The letters thread is now closed.
  • Amsterdam

    When I went to Amsterdam, the biggest crime I heard about was bicycle theft.

    Pretty telling statement in a city where pretty much anything goes. See kids, the War on Drugs is a good thing....

  • Not Transportation?

    If the Bush administration thinks biking isn't true transportation than they need to come to my house. I own a bike and commute to work 5 days a week. I live in town so I can bike easily to any store I need to go to without using my car. My town has been putting in bike lanes in the busier streets, which have opened up my biking range even more. In the past 10 years that I've been biking to work I've noticed an increase in other commuters biking to work. The Bush administration has had their head in the sand since the moment they came into office.

  • republikan logic

    ketchup is a vegetable and bicycles are not transportation. There's your modern fascist domestic agenda. Idiots.

  • Bike trails as transportation infrastructure

    Of course bike trails are transportation infrastructure.

    Every bike on the road is one less car contributing to gridlock. There's benefit number one. However, cars and bikes move at different speeds. To the extent that the bicycles can be removed from the flow of faster-moving car traffic, the car traffic is thereby improved. Benefit number two.

    Having said that, it is important to make the bike trail system something that actually gets bicyclists efficiently to all parts of the city -- not simply recreational trails.

    I commute on a bike every workday, down a major traffic artery in my district. The pavement is in horrible shape and the drivers are dangerous. Sometimes I have to ride right in the middle of the lane to avoid hazards like potholes, broken glass, and suddenly opened car doors. (The vehicle code in my state is quite clear that this is legal and acceptable.) A bike thoroughfare paralleling the main road (perhaps one street over) would solve a whole lot of problems caused by the interaction of bicycle and auto traffic. Making the bike commute more pleasant and safe also might cause a few more drivers to get out of their cars and onto their bikes. See Benefit Number One, above.

    Simply discouraging biking solves nothing.

  • Critical Mass

    Ride with Critical Mass. You will quickly see how cyclists are treated on a local level by law enforcement, city planners, legislators etc... Now that anti-cycling is top down government policy I would expect the conditions to degenerate even more.

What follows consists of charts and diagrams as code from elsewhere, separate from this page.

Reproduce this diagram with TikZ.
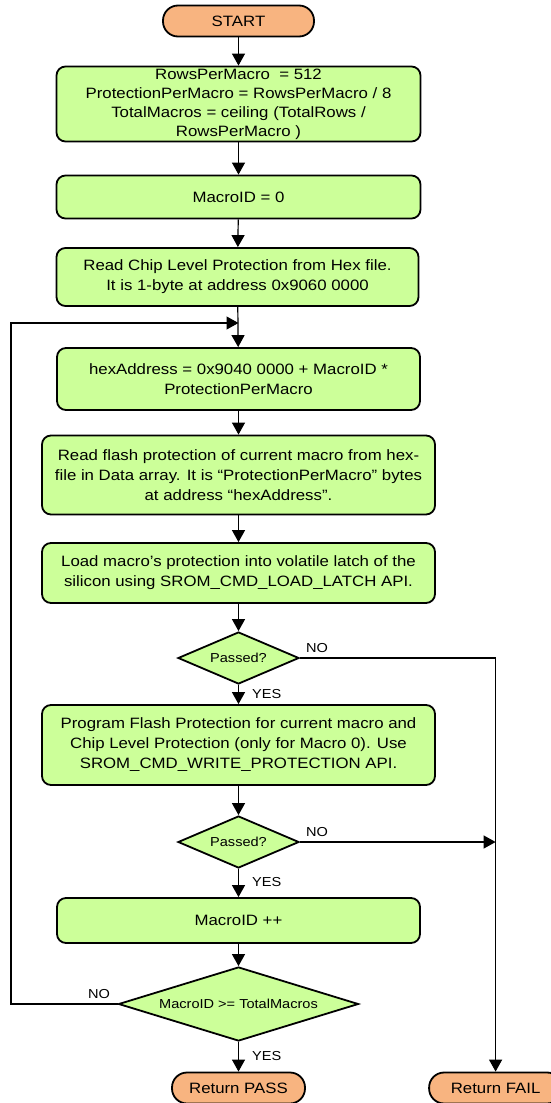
\documentclass[tikz,border=0pt]{standalone}
\usepackage{fontspec}
\setmainfont{Liberation Sans}[FakeStretch=1.12]
\usetikzlibrary{shapes.geometric,arrows.meta}
\definecolor{boxgreen}{RGB}{204,255,153}
\definecolor{termorange}{RGB}{248,180,128}
\newcommand{\mainsz}{\fontsize{15}{20}\selectfont}
\newcommand{\labsz}{\fontsize{13}{16}\selectfont}
\begin{document}
\begin{tikzpicture}[x=1pt,y=-1pt,
  proc/.style={draw, line width=1.8pt, fill=boxgreen, rounded corners=9pt, align=center, inner sep=0pt, font=\mainsz},
  term/.style={draw, line width=1.8pt, fill=termorange, rounded corners=15pt, align=center, inner sep=0pt, font=\mainsz, minimum height=31pt},
  decide/.style={draw, line width=1.8pt, fill=boxgreen, diamond, inner sep=0pt, font=\labsz},
  conn/.style={line width=1.2pt, -{Triangle[length=12pt,width=13pt]}},
  plain/.style={line width=1.2pt},
  lab/.style={font=\labsz, inner sep=0pt}
]
\useasboundingbox (0,0) rectangle (551,1103);

\node[term, minimum width=151pt] (start) at (238.5,21) {START};
\node[proc, minimum width=364pt, minimum height=75pt, font=\fontsize{15}{19}\selectfont] (b1) at (238.5,104)
  {RowsPerMacro\ \ = 512\\ProtectionPerMacro = RowsPerMacro / 8\\TotalMacros = ceiling (TotalRows /\\RowsPerMacro )};
\node[proc, minimum width=364pt, minimum height=43pt] (b2) at (238.5,197) {MacroID = 0};
\node[proc, minimum width=362pt, minimum height=58pt] (b3) at (237.5,277)
  {Read Chip Level Protection from Hex file.\\It is 1-byte at address 0x9060 0000};
\coordinate (join) at (238.5,323);
\node[proc, minimum width=363pt, minimum height=62pt] (b4) at (238.5,379)
  {hexAddress = 0x9040 0000 + MacroID *\\ProtectionPerMacro};
\node[proc, minimum width=393pt, minimum height=79pt] (b5) at (238.5,475)
  {Read flash protection of current macro from hex-\\file in Data array. It is “ProtectionPerMacro” bytes\\at address “hexAddress”.};
\node[proc, minimum width=393pt, minimum height=60pt] (b6) at (238.5,573)
  {Load macro’s protection into volatile latch of the\\silicon using SROM\_CMD\_LOAD\_LATCH API.};
\node[decide, minimum width=121pt, minimum height=52pt, aspect=2.3] (d1) at (238.5,658) {Passed?};
\node[proc, minimum width=393pt, minimum height=80pt] (b7) at (238.5,745)
  {Program Flash Protection for current macro and\\Chip Level Protection (only for Macro 0). Use\\SROM\_CMD\_WRITE\_PROTECTION API.};
\node[decide, minimum width=121pt, minimum height=52pt, aspect=2.3] (d2) at (238.5,842) {Passed?};
\node[proc, minimum width=363pt, minimum height=45pt] (b8) at (238.5,920.5) {MacroID ++};
\node[decide, minimum width=240pt, minimum height=74pt, aspect=3.2] (d3) at (238.5,1004) {MacroID >= TotalMacros};
\node[term, minimum width=133pt] (pass) at (238.5,1088) {Return PASS};
\node[term, minimum width=133pt] (fail) at (495.6,1088) {Return FAIL};
\coordinate (m2) at (fail.north |- d2.east);
\coordinate (lc) at (11,1004);

\draw[conn] (start) -- (b1);
\draw[conn] (b1) -- (b2);
\draw[conn] (b2) -- (b3);
\draw[conn] (b3) -- (b4);
\draw[conn] (b4) -- (b5);
\draw[conn] (b5) -- (b6);
\draw[conn] (b6) -- (d1);
\draw[conn] (d1) -- (b7);
\draw[conn] (d1.east) -| (fail.north);
\draw[conn] (b7) -- (d2);
\draw[conn] (d2.east) -- (m2);
\draw[conn] (d2) -- (b8);
\draw[conn] (b8) -- (d3);
\draw[conn] (d3) -- (pass);
\draw[conn] (d3.west) -- (lc) |- (join);

\node[lab, anchor=south west] at (306,653) {NO};
\node[lab, anchor=west] at (252,694) {YES};
\node[lab, anchor=south west] at (306,837) {NO};
\node[lab, anchor=west] at (252,882) {YES};
\node[lab, anchor=south] at (99,999) {NO};
\node[lab, anchor=west] at (252,1056) {YES};
\end{tikzpicture}
\end{document}
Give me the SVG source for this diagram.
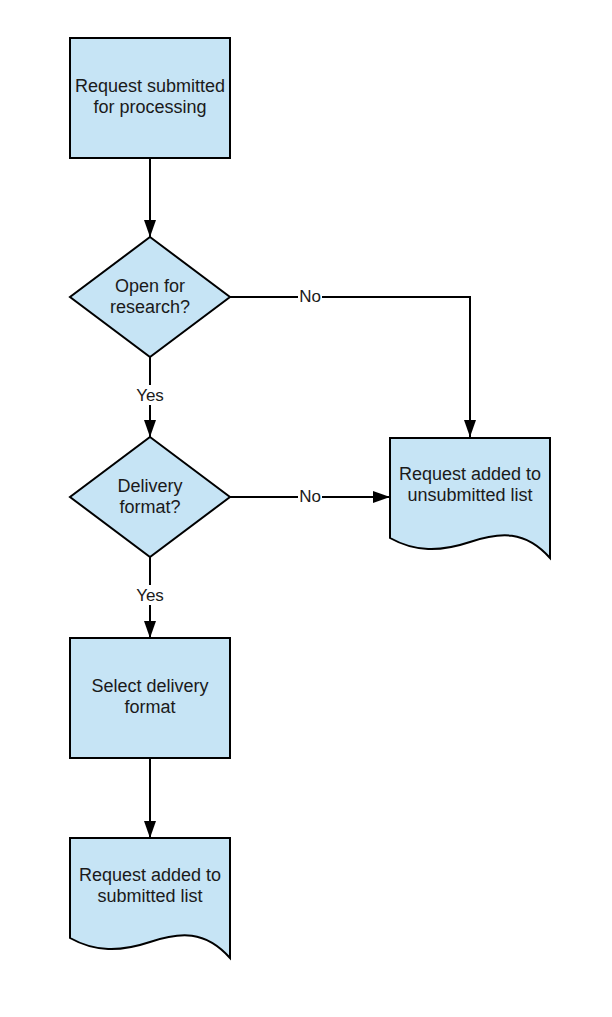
<svg xmlns="http://www.w3.org/2000/svg" width="612" height="1017" viewBox="0 0 612 1017">
  <style>
    .shape { fill: #c6e4f5; stroke: #000; stroke-width: 2; }
    .label { font-family: "Liberation Sans", Arial, sans-serif; font-size: 18px; fill: #1a1a1a; text-anchor: middle; }
    .edge { fill: none; stroke: #000; stroke-width: 2; }
    .tag { font-family: "Liberation Sans", Arial, sans-serif; font-size: 17px; fill: #1a1a1a; text-anchor: middle; }
  </style>
  <defs>
    <marker id="arrow" viewBox="0 0 17 12" refX="17" refY="6" markerWidth="17" markerHeight="12" markerUnits="userSpaceOnUse" orient="auto">
      <path d="M0,0 L17,6 L0,12 Z" fill="#000"/>
    </marker>
  </defs>
  <rect width="612" height="1017" fill="#fff"/>

  <g id="connectors">
    <path class="edge" d="M150,158 V237" marker-end="url(#arrow)"/>
    <path class="edge" d="M150,357 V437" marker-end="url(#arrow)"/>
    <path class="edge" d="M150,557 V638" marker-end="url(#arrow)"/>
    <path class="edge" d="M150,758 V838" marker-end="url(#arrow)"/>
    <path class="edge" d="M230,297 H470 V437" marker-end="url(#arrow)"/>
    <path class="edge" d="M230,497 H390" marker-end="url(#arrow)"/>
    <!-- edge labels with white backing -->
    <rect x="133" y="385" width="34" height="20" fill="#fff"/>
    <text class="tag" x="150" y="401">Yes</text>
    <rect x="133" y="585" width="34" height="20" fill="#fff"/>
    <text class="tag" x="150" y="601">Yes</text>
    <rect x="298" y="287" width="24" height="20" fill="#fff"/>
    <text class="tag" x="310" y="302">No</text>
    <rect x="298" y="487" width="24" height="20" fill="#fff"/>
    <text class="tag" x="310" y="502">No</text>
  </g>

  <g id="request-submitted">
    <rect class="shape" x="70" y="38" width="160" height="120"/>
    <text class="label" x="150" y="92">Request submitted</text>
    <text class="label" x="150" y="113">for processing</text>
  </g>

  <g id="open-for-research">
    <path class="shape" d="M150,237 L230,297 L150,357 L70,297 Z"/>
    <text class="label" x="150" y="292">Open for</text>
    <text class="label" x="150" y="313">research?</text>
  </g>

  <g id="delivery-format">
    <path class="shape" d="M150,437 L230,497 L150,557 L70,497 Z"/>
    <text class="label" x="150" y="492">Delivery</text>
    <text class="label" x="150" y="513">format?</text>
  </g>

  <g id="select-delivery-format">
    <rect class="shape" x="70" y="638" width="160" height="120"/>
    <text class="label" x="150" y="692">Select delivery</text>
    <text class="label" x="150" y="713">format</text>
  </g>

  <g id="unsubmitted-list">
    <path class="shape" transform="translate(390,438)" d="M0,0 H160 V120 C135,92 110,94 80,104 C50,114 25,114 0,100 Z"/>
    <text class="label" x="470" y="480">Request added to</text>
    <text class="label" x="470" y="501">unsubmitted list</text>
  </g>

  <g id="submitted-list">
    <path class="shape" transform="translate(70,838)" d="M0,0 H160 V120 C135,92 110,94 80,104 C50,114 25,114 0,100 Z"/>
    <text class="label" x="150" y="881">Request added to</text>
    <text class="label" x="150" y="902">submitted list</text>
  </g>
</svg>
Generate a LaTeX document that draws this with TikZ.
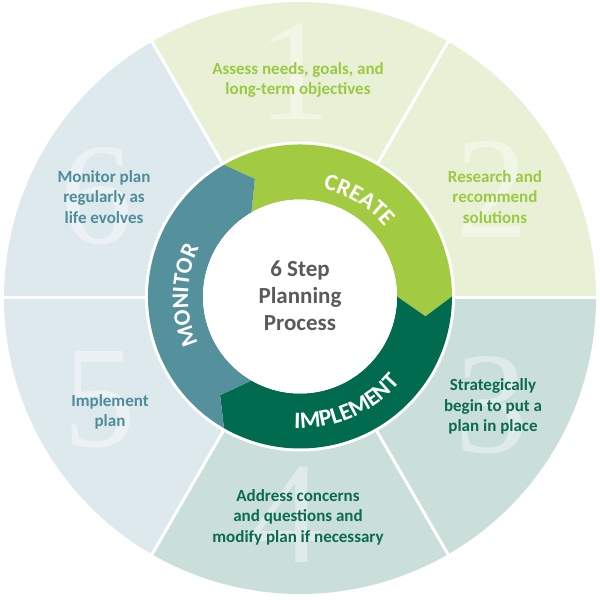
\documentclass[tikz,border=0pt]{standalone}
\usepackage{fontspec}
\setmainfont{Carlito}
\newfontfamily\numfont{Liberation Serif}
\usetikzlibrary{decorations.text,calc}
\definecolor{secA}{HTML}{E8F1D6}
\definecolor{secB}{HTML}{CADFD9}
\definecolor{secC}{HTML}{DEE9EE}
\definecolor{createc}{HTML}{A2CB41}
\definecolor{implc}{HTML}{006B4F}
\definecolor{monc}{HTML}{54919D}
\definecolor{txtA}{HTML}{9DC843}
\definecolor{txtB}{HTML}{0B6B50}
\definecolor{txtC}{HTML}{4E8D99}
\definecolor{ctrtxt}{HTML}{5A5A5A}
\newcommand\ringfont{\color{white}\bfseries\fontsize{23.5}{23.5}\selectfont}
\tikzset{
  sectxt/.style={font=\bfseries\fontsize{17}{20.5}\selectfont, align=center, inner sep=0pt},
  bignum/.style={font=\numfont\fontsize{145}{145}\selectfont, text=white, text opacity=0.4, inner sep=0pt},
  sepline/.style={white, line width=3pt},
  ringlabel/.style={decorate, decoration={text along path, text align=center, text={|\ringfont|#1}}}
}
\begin{document}
\begin{tikzpicture}[x=1pt,y=1pt]
\useasboundingbox (0,0) rectangle (600,600);
\coordinate (C) at (300,302);
\coordinate (O) at (300,303.5);
% outer sectors
\fill[secA] (C) -- ++(60:296) arc[start angle=60,end angle=120,radius=296] -- cycle;
\fill[secA] (C) -- ++(0:296) arc[start angle=0,end angle=60,radius=296] -- cycle;
\fill[secB] (C) -- ++(-60:296) arc[start angle=-60,end angle=0,radius=296] -- cycle;
\fill[secB] (C) -- ++(-120:296) arc[start angle=-120,end angle=-60,radius=296] -- cycle;
\fill[secC] (C) -- ++(180:296) arc[start angle=180,end angle=240,radius=296] -- cycle;
\fill[secC] (C) -- ++(120:296) arc[start angle=120,end angle=180,radius=296] -- cycle;
\foreach \a in {0,60,...,300} { \draw[sepline] (C) -- ++(\a:300); }
% big numbers
\node[bignum] (n1) at (295,528) {1};
\node[bignum] (n2) at (492,410) {2};
\node[bignum] (n3) at (492,195) {3};
\node[bignum] (n4) at (287,85) {4};
\node[bignum] (n5) at (100,200) {5};
\node[bignum] (n6) at (97,404) {6};
% sector texts
\node[sectxt, text=txtA] (t1) at (298,520) {Assess needs, goals, and\\long-term objectives};
\node[sectxt, text=txtA] (t2) at (495,403) {Research and\\recommend\\solutions};
\node[sectxt, text=txtB] (t3) at (493,193.5) {Strategically\\begin to put a\\plan in place};
\node[sectxt, text=txtB] (t4) at (298,83) {Address concerns\\and questions and\\modify plan if necessary};
\node[sectxt, text=txtC] (t5) at (110,188) {Implement\\plan};
\node[sectxt, text=txtC] (t6) at (104,403) {Monitor plan\\regularly as\\life evolves};
% ring
\fill[white] (O) circle[radius=155];
\fill[createc] ($(O)+(120:152)$) arc[start angle=120,end angle=0,radius=152]
  -- ($(O)+(-9:127)$) -- ($(O)+(0:97)$) arc[start angle=0,end angle=120,radius=97]
  -- ($(O)+(111:126)$) -- cycle;
\fill[implc] ($(O)+(0:152)$) arc[start angle=0,end angle=-120,radius=152]
  -- ($(O)+(-129:127)$) -- ($(O)+(-120:97)$) arc[start angle=-120,end angle=0,radius=97]
  -- ($(O)+(-9:127)$) -- cycle;
\fill[monc] ($(O)+(240:152)$) arc[start angle=240,end angle=120,radius=152]
  -- ($(O)+(111:126)$) -- ($(O)+(120:97)$) arc[start angle=120,end angle=240,radius=97]
  -- ($(O)+(231:127)$) -- cycle;
\node[circle, fill=white, minimum size=194pt, inner sep=0pt] (hub) at (O) {};
\node[font=\bfseries\fontsize{23}{27}\selectfont, text=ctrtxt, align=center] (ctr) at (300,304) {6 Step\\Planning\\Process};
% ring labels
\path[ringlabel=CREATE] ($(O)+(95:110)$) arc[start angle=95,end angle=22,radius=110];
\path[ringlabel=IMPLEMENT] ($(O)+(-110:132)$) arc[start angle=-110,end angle=-23,radius=132];
\path[ringlabel=MONITOR] ($(O)+(215:112)$) arc[start angle=215,end angle=144,radius=112];
\end{tikzpicture}
\end{document}
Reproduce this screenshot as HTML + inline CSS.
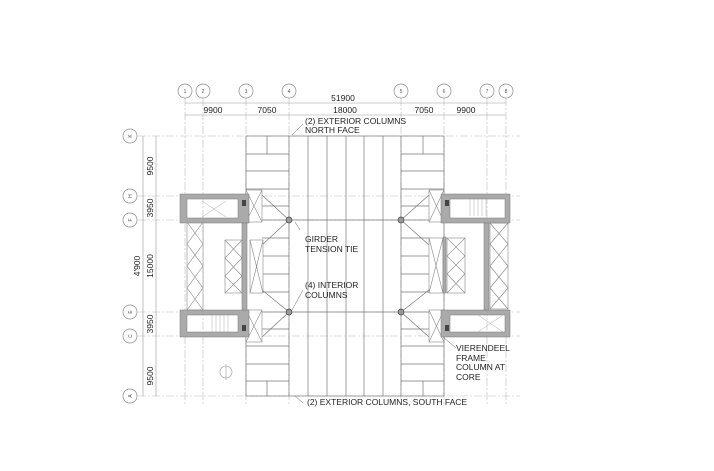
<!DOCTYPE html>
<html><head><style>body{margin:0;background:#fff}svg{display:block}</style></head><body>
<svg width="714" height="471" viewBox="0 0 714 471" xmlns="http://www.w3.org/2000/svg" font-family="Liberation Sans, sans-serif">
<g stroke="#bbb" stroke-width="0.6" stroke-dasharray="8 2 2 2" fill="none">
<line x1="185" y1="98" x2="185" y2="405"/><line x1="203" y1="98" x2="203" y2="405"/>
<line x1="246" y1="98" x2="246" y2="405"/><line x1="289" y1="98" x2="289" y2="405"/>
<line x1="401" y1="98" x2="401" y2="405"/><line x1="444" y1="98" x2="444" y2="405"/>
<line x1="487" y1="98" x2="487" y2="405"/><line x1="506" y1="98" x2="506" y2="405"/>
<line x1="138" y1="136" x2="520" y2="136"/><line x1="138" y1="196" x2="520" y2="196"/>
<line x1="138" y1="220" x2="520" y2="220"/><line x1="138" y1="312" x2="520" y2="312"/>
<line x1="138" y1="336" x2="520" y2="336"/><line x1="138" y1="396" x2="520" y2="396"/>
</g>
<g stroke="#888" stroke-width="0.7" fill="#fff">
<circle cx="185" cy="91" r="7"/><circle cx="203" cy="91" r="7"/><circle cx="246" cy="91" r="7"/><circle cx="289" cy="91" r="7"/>
<circle cx="401" cy="91" r="7"/><circle cx="444" cy="91" r="7"/><circle cx="487" cy="91" r="7"/><circle cx="506" cy="91" r="7"/>
<circle cx="130" cy="136" r="7"/><circle cx="130" cy="196" r="7"/><circle cx="130" cy="220" r="7"/>
<circle cx="130" cy="312" r="7"/><circle cx="130" cy="336" r="7"/><circle cx="130" cy="396" r="7"/>
</g>
<g font-size="5" fill="#555" text-anchor="middle">
<text x="185" y="93">1</text><text x="203" y="93">2</text><text x="246" y="93">3</text><text x="289" y="93">4</text>
<text x="401" y="93">5</text><text x="444" y="93">6</text><text x="487" y="93">7</text><text x="506" y="93">8</text>
<text transform="translate(132,136) rotate(-90)">K</text><text transform="translate(132,196) rotate(-90)">H</text>
<text transform="translate(132,220) rotate(-90)">F</text><text transform="translate(132,312) rotate(-90)">E</text>
<text transform="translate(132,336) rotate(-90)">C</text><text transform="translate(132,396) rotate(-90)">A</text>
</g>
<g stroke="#999" stroke-width="0.6">
<line x1="185" y1="103" x2="506" y2="103"/><line x1="185" y1="115" x2="506" y2="115"/>
<line x1="143" y1="136" x2="143" y2="396"/><line x1="156" y1="136" x2="156" y2="396"/>
</g>
<g font-size="8.5" fill="#222" text-anchor="middle">
<text x="343" y="101">51900</text>
<text x="213" y="113">9900</text><text x="267" y="113">7050</text><text x="345" y="113">18000</text>
<text x="424" y="113">7050</text><text x="466" y="113">9900</text>
<text transform="translate(153,166) rotate(-90)">9500</text>
<text transform="translate(153,208) rotate(-90)">3950</text>
<text transform="translate(153,266) rotate(-90)">15000</text>
<text transform="translate(140,266) rotate(-90)">4'900</text>
<text transform="translate(153,324) rotate(-90)">3950</text>
<text transform="translate(153,376) rotate(-90)">9500</text>
</g>
<!-- floor plate -->
<g stroke="#777" stroke-width="0.7" fill="none">
<rect x="246" y="136" width="198" height="260"/>
<line x1="289" y1="136" x2="289" y2="396"/><line x1="308" y1="136" x2="308" y2="396"/>
<line x1="327" y1="136" x2="327" y2="396"/><line x1="346" y1="136" x2="346" y2="396"/>
<line x1="364" y1="136" x2="364" y2="396"/><line x1="383" y1="136" x2="383" y2="396"/>
<line x1="401" y1="136" x2="401" y2="396"/>
<line x1="246" y1="220" x2="444" y2="220"/><line x1="246" y1="312" x2="444" y2="312"/>
<path d="M246 154H289M246 171H289M246 189H289M262 206H289M262 238H289M262 256H289M262 274H289M262 292H289M262 329H289M246 346H289M246 364H289M246 381H289"/>
<path d="M401 154H444M401 171H444M401 189H444M401 206H429M401 238H429M401 256H429M401 274H429M401 292H429M401 329H429M401 346H444M401 364H444M401 381H444"/>
<path d="M267 136V154M267 381V396M423 136V154M423 381V396"/>
<!-- diagonals -->
<path d="M289 220L262 195M289 220L262 245M289 312L262 290M289 312L262 337"/>
<path d="M401 220L429 195M401 220L429 245M401 312L429 290M401 312L429 337"/>
</g>
<!-- left core -->
<g stroke="#888" stroke-width="0.6" fill="#fff">
<rect x="246" y="190" width="16" height="32"/><path d="M246 190L262 222M262 190L246 222"/>
<rect x="246" y="310" width="16" height="32"/><path d="M246 310L262 342M262 310L246 342"/>
<rect x="250" y="240" width="13" height="53"/><path d="M250 240L263 293M263 240L250 293"/>
<rect x="187" y="222" width="16" height="88"/><path d="M187 222L203 244M203 222L187 244M187 244L203 266M203 244L187 266M187 266L203 288M203 266L187 288M187 288L203 310M203 288L187 310"/>
<rect x="225" y="240" width="17" height="53"/><path d="M225 240L242 258M242 240L225 258M225 258L242 276M242 258L225 276M225 276L242 293M242 276L225 293"/>
<rect x="444" y="190" width="-0" height="0"/>
<rect x="429" y="190" width="15" height="32"/><path d="M429 190L444 222M444 190L429 222"/>
<rect x="429" y="310" width="15" height="32"/><path d="M429 310L444 342M444 310L429 342"/>
<rect x="429" y="238" width="14" height="55"/><path d="M429 238L443 293M443 238L429 293"/>
<rect x="447" y="238" width="18" height="55"/><path d="M447 238L465 256M465 238L447 256M447 256L465 274M465 256L447 274M447 274L465 293M465 274L447 293"/>
<rect x="490" y="223" width="18" height="86"/><path d="M490 223L508 244M508 223L490 244M490 244L508 266M508 244L490 266M490 266L508 288M508 266L490 288M490 288L508 309M508 288L490 309"/>
</g>
<g fill="#aaa" stroke="#777" stroke-width="0.5">
<path fill-rule="evenodd" d="M180 194H249V223H180Z M187 199H238V218H187Z"/>
<path fill-rule="evenodd" d="M180 310H249V337H180Z M187 315H238V332H187Z"/>
<rect x="242" y="223" width="5" height="87"/>
<path fill-rule="evenodd" d="M441 194H510V223H441Z M450 199H505V218H450Z"/>
<path fill-rule="evenodd" d="M441 310H510V337H441Z M450 315H505V332H450Z"/>
<rect x="484" y="223" width="5" height="87"/><rect x="443" y="237" width="3" height="56"/>
</g>
<g stroke="#aaa" stroke-width="0.5"><path d="M202 201L226 217M226 201L202 217M478 315L503 332M503 315L478 332"/>
<path d="M212 315V332M216 315V332M220 315V332M224 315V332M228 315V332M470 199V216M474 199V216M478 199V216M482 199V216M486 199V216"/></g>
<g fill="#444"><rect x="242" y="200" width="4" height="6"/><rect x="242" y="325" width="4" height="6"/><rect x="445" y="200" width="4" height="6"/><rect x="445" y="325" width="4" height="6"/></g>
<g stroke="#444" fill="#999" stroke-width="0.7">
<circle cx="289" cy="220" r="3"/><circle cx="401" cy="220" r="3"/><circle cx="289" cy="312" r="3"/><circle cx="401" cy="312" r="3"/>
</g>
<circle cx="226" cy="372" r="6" fill="none" stroke="#999" stroke-width="0.6"/><line x1="226" y1="364" x2="226" y2="380" stroke="#999" stroke-width="0.6"/>
<g stroke="#666" stroke-width="0.5" fill="none">
<path d="M303 124L292 135M300 230L295 222M303 290L292 310M456 348L443 337M303 403L295 396"/>
</g>
<g font-size="8.5" fill="#222">
<text x="305" y="124">(2) EXTERIOR COLUMNS</text><text x="305" y="133">NORTH FACE</text>
<text x="305" y="242">GIRDER</text><text x="305" y="252">TENSION TIE</text>
<text x="305" y="288">(4) INTERIOR</text><text x="305" y="298">COLUMNS</text>
<text x="456" y="351">VIERENDEEL</text><text x="456" y="361">FRAME</text><text x="456" y="370">COLUMN AT</text><text x="456" y="380">CORE</text>
<text x="307" y="405">(2) EXTERIOR COLUMNS, SOUTH FACE</text>
</g>
</svg>
</body></html>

  • It's the lanes, not the density

    I live in Minneapolis, and I bicycle to work now while I work downtown. I drive when I work in suburbs. I've also biked, or tried to, in St. Paul, Chicago, and Houston. Minneapolitans bike more not because we're particularly virtuous, smart, athletic, or too poor to afford cars. The city has made lanes and paths over much of the city, more than any other city so far as I know. St. Paul does pretty good in this regard, as does Chicago. Houston's idea of a bike lane was two feet wide for a couple blocks here and there, or even a car lane marked for bikes too. The more lanes, the more riders. My experience of suburbs are that bike lanes are restricted to paths in parks, and street are generally curb to curb cars, making bicycling dangerous. Even with heat and cold, bike use is mostly a function of the availability of safe and convenient routes.

  • Biking is OK, but it's Not

    Tinmaniac and Slosh,

    Running down a pedestrian is not cool! I always stop or go behind pedestrians, because I remember they are even more defenseless than bikers. I walk too. However, to go from there to say, well, act like a car at all times, you are a 'car'. Not true. Cars and bicycles are not the same.

    It seems to me a bike is closer to a pedestrian or a skateboarder than a car. Many bicylists 'jay' ride and if you do it properly, it is benign. I can carry my bike up an elevator, ride on sidewalks, ride the wrong way down a street (sometimes this is recommended for safety reasons) and cross at a red when no one is there. I can bring my bike on the train and even hook it to the front of a bus. If you promise never to jay walk, I'll never 'jay' ride! I don't think you can. It is one of the privileges of being non-motorized.

    Slosh, the country has been designed for cars. Bicycles will not be adequate given the suburban sprawl encouraged by Republican and Democratic legistlators for years. However, a biker can drive into the city, park in a quiet free neighborhood, and ride the last 5 miles. Or do the same if you work and live only in the suburbs. You can ride to a train instead of driving, etc.

    The sprawling suburbs are becoming even less attractive to live in as gasoline continues to rise in price and fall in supply. This is really going to happen no matter what we think - the far out suburbs are going to become less attractive. It is all a matter of the end of the cheap gas fiesta, social habit and infrastructure.

  • Elydog, I often think about people...

    ...who live in those ex-urbs and how one day soon, "For Sale" signs will litter their yards and every third home will have been abandoned, due to commutes that will cost $35 a day. I live in city within walking and biking distance of, well, everything. It's actually within walking and biking distance of everything times 3. I drive a car, but rarely. Mostly it just sits and rusts, as those homes in the distant suburbs soon will...and not in the distant future. Imagine having to pay 20 bucks for a gallon of milk one day soon, once one factors in the cost of the commute.

  • Peters point

    Webcelt: Wasn't that Peters point. That the bridge in Minneapolis collapsed because the state used its federal transportation dollars on constructing bike paths, light rail and museums (to say nothing of cops sniffing for gays at the airport) rather than fixing the bridge. The bicyclists ride and people died.